"Can anyone confirm the guy who wrote the procedure is being fired? Hope to see a better writer, the one we are trained on is workload driven. He should be fired earlier."
Nice work EARLY-GO. Nothing like playing the man and not the ball. You think the guys over there take any joy in having make the thing work to your satisfaction? Its a dog's breakfast. Focus on the real problem, not the poor guys trying to make it work. Feel free to offer your services if you think you could do better. You make me sick |
Sarcasm works well.
Everything is bad except there is still early go in the day one operations. The engineers are laughing at us, the blame successfully passed to atmd that the head of us accepted it because of his evil agenda. Sometimes, being fired is good. We will be very surprised if any tailored-made procedure would work on this system with only 16 days Detail Design Review with the contractor. Our great engineering chief + engineering head + ddgca, may I have your attention now. Thank you for your bright idea: 23 months to have a sophisticated system work as per design, 16 days DDR (as compared to 9 months spent in AT1 project), give-away of safety requirements, etc etc. Countless of wrongdoings.....now you pass all the fault to the users - controller and assistant. I now formally curse your act. Time for a decent break, Mike! |
Not sure if it is safer the new system only happens on approach and tower. An engineer said they were quite ready to support the two-centre operation.
|
You guys are having a difficult time, I hope someone can translate the following in English.
:}???? ????????? ?????? - ???? :confused:???????? ?????? - ???? :{?????????? - ???? I thought three miles separation is the minimum not four miles. |
18 days of Detailed Design Review (2 days on console) for this air traffic control system, what do you expect???
|
Our DG decides to run away earlier than expected, does it mean the new ATM system is confirmed very "unsafe"? OMG! :eek:
|
"..........run away earlier than expected.........." |
He will leave in this Sept and cannot extend three months.
|
Sept is not early at all unless he takes the system with him.
Even if that allows to happen, you may just have another 23 months. |
Your director, once said hk controller is a factory worker, will leave in May this year.
|
So when will ICAC arrest him and his fellow DDG, ADGs? ICAC: Independent Commission Against Corruption (Hong Kong) |
Would there be any chance that AT3 go with him?

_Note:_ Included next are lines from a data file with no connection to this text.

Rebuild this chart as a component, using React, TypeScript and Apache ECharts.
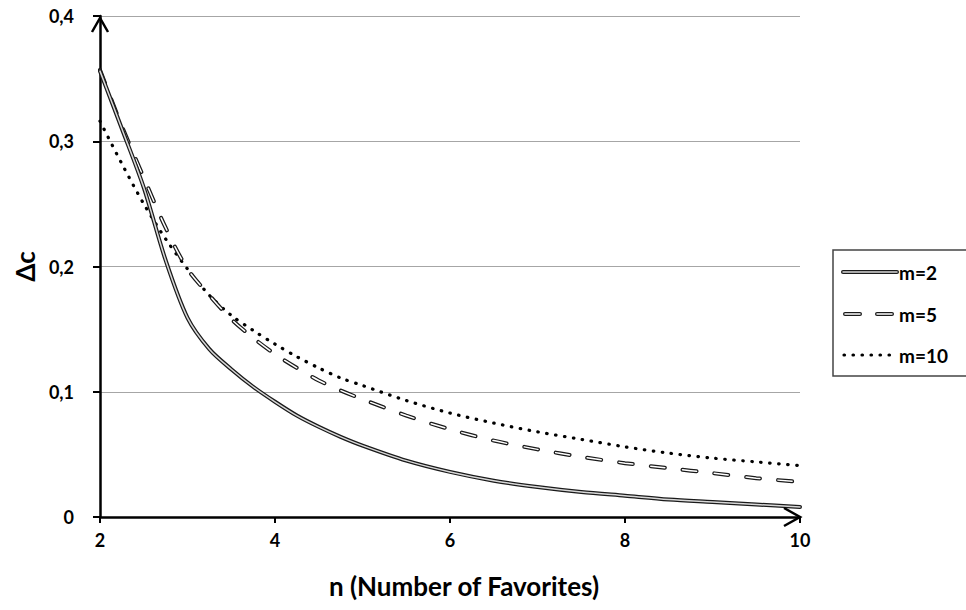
import React, { useEffect, useRef } from "react";
import * as echarts from "echarts";

const nValues = [2, 2.25, 2.5, 2.75, 3, 3.25, 3.5, 3.75, 4, 4.25, 4.5, 4.75, 5, 5.5, 6, 6.5, 7, 7.5, 8, 8.5, 9, 9.5, 10];
const m2 = [0.356, 0.31, 0.263, 0.205, 0.159, 0.134, 0.118, 0.104, 0.092, 0.081, 0.072, 0.064, 0.057, 0.045, 0.036, 0.029, 0.024, 0.020, 0.017, 0.014, 0.012, 0.010, 0.008];
const m5 = [0.357, 0.312, 0.271, 0.231, 0.198, 0.177, 0.158, 0.143, 0.130, 0.119, 0.109, 0.101, 0.094, 0.081, 0.070, 0.061, 0.054, 0.048, 0.043, 0.039, 0.035, 0.031, 0.028];
const m10 = [0.316, 0.282, 0.250, 0.222, 0.198, 0.177, 0.161, 0.149, 0.138, 0.128, 0.119, 0.111, 0.105, 0.093, 0.083, 0.075, 0.068, 0.062, 0.056, 0.051, 0.047, 0.044, 0.041];
const seriesNames = ["m=2", "m=5", "m=10"];
const xAxisTitle = "n (Number of Favorites)";
const yAxisTitle = "Δc";

const FONT = "Lato, 'Open Sans', sans-serif";

export default function App() {
  const ref = useRef<HTMLDivElement>(null);
  useEffect(() => {
    if (!ref.current) return;
    const chart = echarts.init(ref.current, null, { renderer: "svg" });
    const pair = (arr: number[]) => nValues.map((n, i) => [n, arr[i]]);
    const common = { type: "line", showSymbol: false, symbol: "none", smooth: 0.3, silent: true };
    chart.setOption({
      animation: false,
      backgroundColor: "#ffffff",
      grid: { left: 100, right: 166, top: 16, bottom: 93 },
      xAxis: {
        type: "value",
        min: 2,
        max: 10,
        interval: 2,
        name: xAxisTitle,
        nameLocation: "middle",
        nameGap: 56,
        nameTextStyle: { fontFamily: FONT, fontWeight: "bold", fontSize: 26, color: "#000", padding: [0, 0, 0, 28] },
        axisLine: { show: true, onZero: false, lineStyle: { color: "#000", width: 2.5 } },
        axisTick: { show: true, inside: false, length: 6, lineStyle: { color: "#000", width: 2 } },
        axisLabel: { margin: 14, fontFamily: FONT, fontWeight: "bold", fontSize: 18, color: "#000" },
        splitLine: { show: false },
      },
      yAxis: {
        type: "value",
        min: 0,
        max: 0.4,
        interval: 0.1,
        name: yAxisTitle,
        nameLocation: "middle",
        nameGap: 62,
        nameRotate: 90,
        nameTextStyle: { fontFamily: FONT, fontWeight: "bold", fontSize: 26, color: "#000" },
        axisLine: { show: true, onZero: false, lineStyle: { color: "#000", width: 2.5 } },
        axisTick: { show: true, inside: false, length: 7, lineStyle: { color: "#000", width: 2 } },
        axisLabel: {
          margin: 26,
          fontFamily: FONT,
          fontWeight: "bold",
          fontSize: 18,
          color: "#000",
          formatter: (v: number) => (v === 0 ? "0" : v.toFixed(1).replace(".", ",")),
        },
        splitLine: { show: true, lineStyle: { color: "#a6a6a6", width: 1.2 } },
      },
      series: [
        {
          ...common,
          name: seriesNames[2],
          data: pair(m10),
          lineStyle: { color: "#000", width: 3.2, type: [0.5, 8.5], cap: "round" },
          z: 2,
        },
        {
          ...common,
          name: seriesNames[1],
          data: pair(m5),
          lineStyle: { color: "#1a1a1a", width: 4, type: [14, 18], cap: "round" },
          z: 3,
        },
        {
          ...common,
          name: seriesNames[1] + " inner",
          data: pair(m5),
          lineStyle: { color: "#ffffff", width: 1.5, type: [14, 18], cap: "round" },
          z: 4,
        },
        {
          ...common,
          name: seriesNames[0],
          data: pair(m2),
          lineStyle: { color: "#1a1a1a", width: 4, cap: "round" },
          z: 5,
        },
        {
          ...common,
          name: seriesNames[0] + " inner",
          data: pair(m2),
          lineStyle: { color: "#d8d8d8", width: 1.5, cap: "round" },
          z: 6,
        },
      ],
    });

    const o = chart.convertToPixel({ gridIndex: 0 }, [10, 0]) as number[];
    const t = chart.convertToPixel({ gridIndex: 0 }, [2, 0.4]) as number[];
    const legendX = 843;
    const legendW = 54;
    const rows = [272, 314, 355];
    const txtStyle = { fontFamily: FONT, fontWeight: "bold", fontSize: 19, fill: "#000" };
    chart.setOption({
      graphic: [
        {
          type: "polyline",
          shape: { points: [[o[0] - 16, o[1] - 9], [o[0], o[1]], [o[0] - 16, o[1] + 9]] },
          style: { stroke: "#000", lineWidth: 2.5, fill: null },
          z: 100,
        },
        {
          type: "polyline",
          shape: { points: [[t[0] - 8, t[1] + 16], [t[0], t[1] + 2], [t[0] + 8, t[1] + 16]] },
          style: { stroke: "#000", lineWidth: 2.5, fill: null },
          z: 100,
        },
        {
          type: "rect",
          shape: { x: 833, y: 250, width: 140, height: 126 },
          style: { stroke: "#444", lineWidth: 1.5, fill: "#fff" },
          z: 100,
        },
        {
          type: "line",
          shape: { x1: legendX, y1: rows[0], x2: legendX + legendW, y2: rows[0] },
          style: { stroke: "#1a1a1a", lineWidth: 4, lineCap: "round" },
          z: 101,
        },
        {
          type: "line",
          shape: { x1: legendX, y1: rows[0], x2: legendX + legendW, y2: rows[0] },
          style: { stroke: "#d8d8d8", lineWidth: 1.5, lineCap: "round" },
          z: 102,
        },
        {
          type: "line",
          shape: { x1: legendX + 2, y1: rows[1], x2: legendX + legendW, y2: rows[1] },
          style: { stroke: "#1a1a1a", lineWidth: 4, lineCap: "round", lineDash: [15, 17] },
          z: 101,
        },
        {
          type: "line",
          shape: { x1: legendX + 2, y1: rows[1], x2: legendX + legendW, y2: rows[1] },
          style: { stroke: "#fff", lineWidth: 1.5, lineCap: "round", lineDash: [15, 17] },
          z: 102,
        },
        {
          type: "line",
          shape: { x1: legendX + 1, y1: rows[2], x2: legendX + legendW, y2: rows[2] },
          style: { stroke: "#000", lineWidth: 3.2, lineCap: "round", lineDash: [0.5, 8.5] },
          z: 101,
        },
        ...seriesNames.map((nm, i) => ({
          type: "text",
          x: 899,
          y: rows[i],
          style: { ...txtStyle, text: nm, textVerticalAlign: "middle", verticalAlign: "middle" },
          z: 103,
        })),
      ],
    });

    return () => chart.dispose();
  }, []);
  return <div ref={ref} style={{ position: "absolute", left: 0, top: 0, width: 966, height: 610 }} />;
}
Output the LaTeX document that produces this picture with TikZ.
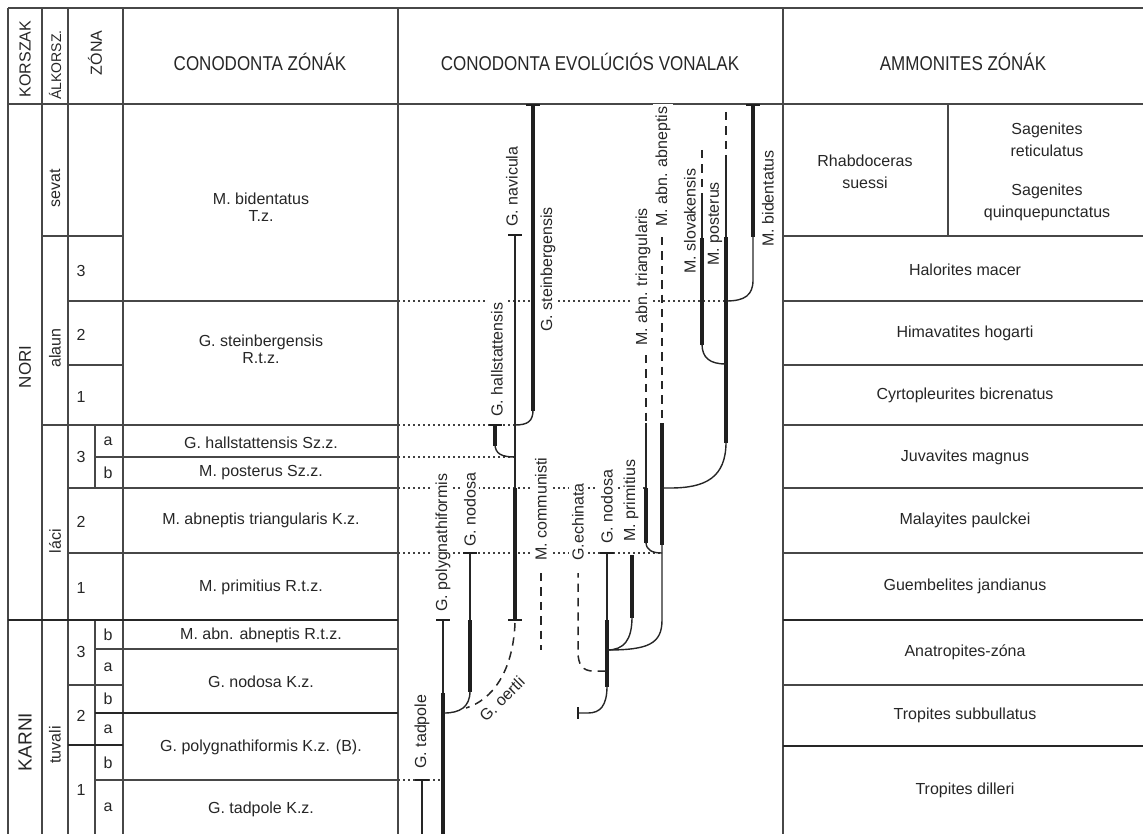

At the end of the day, do the whoever/wooever knowing what really need to be done? and getting what we need? |
youknowwho
At the end of 23 years, the whoever/whoever will know what really need to be done and get what we need...........but, the contractor will, again, use a ridiculous low tender price to cheat CAD. The new system is a fake system, it can only handle four aeroplanes in holding pattern. Whoever try to handle six (as required) will get caught by this state of the art label design.
|
I am not so sure the contractor was the only one trying to cheat here, at the first place.
The legendary 23 months is more than a perfect match for the ridiculous price |
follow strictly to what needs to be entered into this garbage system otherwise the system will punish you by not allow you to key in anything.
|
Just look at how ASA rated RTN for Onesky (page 3)
http://auntypru.com/wp-content/uploads/2015/08/Airservices-OneSKY-Document.pdf |
Keep seeing the word CAATS everywhere in AT3, didn't realized until seeing this old thread here. That is really something before AT2.
|
The ancestor of AT3, CAATS was done some 15 years ago, but it still appeared in The Vancouver Sun recently as a bad examples.
..... The Canadian Automated Air-Traffic system was 11 years late and, at $1 billion, more than 50 per cent over budget. Transport Canada continually tolerated problems in its early development, putting the project behind schedule and in danger of collapse with more than 5,300 ordered changes to the system. It then admitted the project had become a “mess.” The federal government dumped that mess in 1996 onto Nav Canada, as part of its privatization of Canada’s air navigation service. Nav Canada, now a private corporation, took a different approach — demanding $7 million in penalties from a contractor, threatening to make its own system outside of the contract and making it clear to software firms there was no further changing of the project’s scope. In the end, hundreds of millions of extra dollars were spent on a system that now forms the backbone of the nation’s air traffic system. ... |
youknowwho
Comm'on, it is an old news, let bygone be bygone. Let uncle buy you ice cream and don't make noise, ok? If you don't like ice cream, what about give you some TOIL??
|
TOIL, Icecream?
Who wants either in this miserable weather?